The old quarter, for example, is nothing less than an open-air museum where you can trace the course of world history. It is just a short stroll from the house where Luther lived in the east of town to the Castle Church, which boasts the famous theses door and the graves of Luther and Philipp Melanchthon. The monuments that you pass along the way include Melanchthon's house, St. Mary's Church with its exceptional Cranach Altar, and the Cranach courtyards.
Visible for miles around, the tower of Castle Church rises 88 metres from the ground as the most prominent landmark in Wittenberg. Rather inconspicuous by comparison is the castle beside it, from whose southern wing another tower extends. The building is closed off on its northern side by the world-famous Castle Church, where Martin Luther nailed his theses to the door on 31 October 1517.
Its current appearance can be attributed to restoration work undertaken between 1883 and 1892. The interior of the church was completely redecorated on the basis of historical drawings and the church tower was also added. Martin Luther and Philipp Melanchthon are both buried there.
St.
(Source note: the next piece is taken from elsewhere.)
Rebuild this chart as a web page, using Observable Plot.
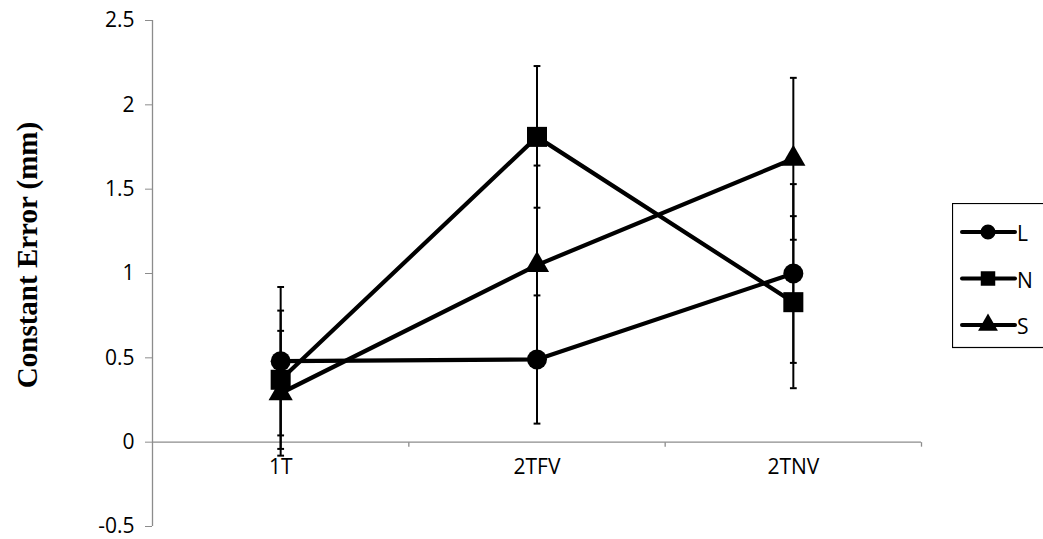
<!DOCTYPE html>
<html>
<head>
<meta charset="utf-8">
<script src="https://cdn.jsdelivr.net/npm/d3@7"></script>
<script src="https://cdn.jsdelivr.net/npm/@observablehq/plot@0.6"></script>
<style>
  html, body { margin: 0; padding: 0; background: #fff; }
  #wrap { position: relative; width: 1043px; height: 539px; overflow: hidden; background: #fff; }
  #legend { position: absolute; left: 952px; top: 203px; }
</style>
</head>
<body>
<div id="wrap"></div>
<script>
// ---- data ----
const categories = ["1T", "2TFV", "2TNV"];
const seriesNames = ["L", "N", "S"];
const L = [0.48, 0.49, 1.00];
const N = [0.37, 1.81, 0.83];
const S = [0.29, 1.05, 1.68];
const Lerr = [0.44, 0.38, 0.53];
const Nerr = [0.41, 0.42, 0.51];
const Serr = [0.37, 0.59, 0.48];
const yTicks = [-0.5, 0, 0.5, 1, 1.5, 2, 2.5];
const yTickLabels = ["-0.5", "0", "0.5", "1", "1.5", "2", "2.5"];
const yLabel = "Constant Error (mm)";

const values = {L, N, S};
const errs = {L: Lerr, N: Nerr, S: Serr};
const rows = [];
for (const s of seriesNames) {
  categories.forEach((c, i) => rows.push({s, c, i, v: values[s][i], e: errs[s][i]}));
}
const boundaries = d3.range(categories.length).map(i => i + 0.5);

// custom symbols
const capSymbol = {
  draw(ctx, size) { const r = Math.sqrt(size / Math.PI); ctx.moveTo(-r, 0); ctx.lineTo(r, 0); }
};
const vtickSymbol = {
  draw(ctx, size) { const r = Math.sqrt(size / Math.PI); ctx.moveTo(0, 0); ctx.lineTo(0, r); }
};

const font = "'Open Sans', sans-serif";
const gray = "#8c8c8c";
const fs = 21;

const chart = Plot.plot({
  width: 1043,
  height: 539,
  marginLeft: 152,
  marginRight: 122,
  marginTop: 20,
  marginBottom: 13,
  style: {fontFamily: font, fontSize: fs + "px", color: "black", background: "white"},
  x: {type: "linear", domain: [-0.5, categories.length - 0.5]},
  y: {domain: [-0.5, 2.5]},
  marks: [
    Plot.ruleX([-0.5], {stroke: gray, strokeWidth: 1.3}),
    Plot.ruleY([0], {stroke: gray, strokeWidth: 1.3}),
    Plot.axisY({ticks: yTicks, tickFormat: (d) => yTickLabels[yTicks.indexOf(d)], tickSize: 7, tickPadding: 11, stroke: gray, fill: "black", fontSize: fs, label: null}),
    Plot.axisX({ticks: [], label: null}),
    Plot.dot(boundaries, {x: d => d, y: () => 0, symbol: vtickSymbol, r: 4.5, stroke: gray, strokeWidth: 1.3}),
    Plot.text(categories, {x: (d, i) => i, y: () => 0, text: d => d, dy: 25, fontSize: fs, fill: "black"}),
    // error bars
    Plot.ruleX(rows, {x: "i", y1: d => d.v - d.e, y2: d => d.v + d.e, stroke: "black", strokeWidth: 2}),
    Plot.dot(rows, {x: "i", y: d => d.v + d.e, symbol: capSymbol, r: 3.4, stroke: "black", strokeWidth: 2}),
    Plot.dot(rows, {x: "i", y: d => d.v - d.e, symbol: capSymbol, r: 3.4, stroke: "black", strokeWidth: 2}),
    // lines
    Plot.line(rows, {x: "i", y: "v", z: "s", stroke: "black", strokeWidth: 4.2}),
    // markers
    Plot.dot(rows.filter(d => d.s === "L"), {x: "i", y: "v", symbol: "circle", r: 10, fill: "black", stroke: "none"}),
    Plot.dot(rows.filter(d => d.s === "N"), {x: "i", y: "v", symbol: "square", r: 11.3, fill: "black", stroke: "none"}),
    Plot.dot(rows.filter(d => d.s === "S"), {x: "i", y: "v", symbol: "triangle", r: 9, fill: "black", stroke: "none"})
  ]
});

const svg = d3.select(chart);
svg.append("text")
  .attr("transform", "translate(27,255) rotate(-90)")
  .attr("text-anchor", "middle")
  .attr("dominant-baseline", "central")
  .style("font-family", "'Liberation Serif', 'Times New Roman', serif")
  .style("font-weight", "bold")
  .style("font-size", "29px")
  .attr("fill", "black")
  .text(yLabel);

const wrap = document.getElementById("wrap");
wrap.appendChild(chart);

// legend
const leg = d3.select(wrap).append("svg").attr("id", "legend")
  .attr("width", 91).attr("height", 146);
leg.append("rect").attr("x", 0.5).attr("y", 0.5).attr("width", 120).attr("height", 144)
  .attr("fill", "white").attr("stroke", "black").attr("stroke-width", 1.2);
const legSymbols = {L: d3.symbolCircle, N: d3.symbolSquare, S: d3.symbolTriangle};
const legSizes = {L: 180, N: 210, S: 170};
seriesNames.forEach((s, k) => {
  const cy = 29 + k * 46.5;
  const g = leg.append("g");
  g.append("line").attr("x1", 10).attr("x2", 63).attr("y1", cy).attr("y2", cy)
    .attr("stroke", "black").attr("stroke-width", 4).attr("stroke-linecap", "round");
  g.append("path").attr("d", d3.symbol(legSymbols[s], legSizes[s])())
    .attr("transform", `translate(36,${cy})`).attr("fill", "black");
  g.append("text").attr("x", 65).attr("y", cy + 1).attr("dominant-baseline", "central")
    .style("font-family", font).style("font-size", fs + "px").attr("fill", "black").text(s);
});
</script>
</body>
</html>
Mary's parish church first appeared in records in 1187. The current chancel and the southern side aisle were built in 1280 or thereabouts. Between 1412 and 1439, the triple-naved hall replaced the nave and the towers were erected.
St. Mary's Church, as the town, parish and people's church, was where the reformers Martin Luther and Johannes Bugenhagen preached their sermons. The service was held in German for the first time here and Communion distributed among the congregation for the first time 'in both kinds', i.e. with bread and wine.
In 1535, the church also witnessed the first ordinations of Protestant priests, which makes it the mother church of the Reformation.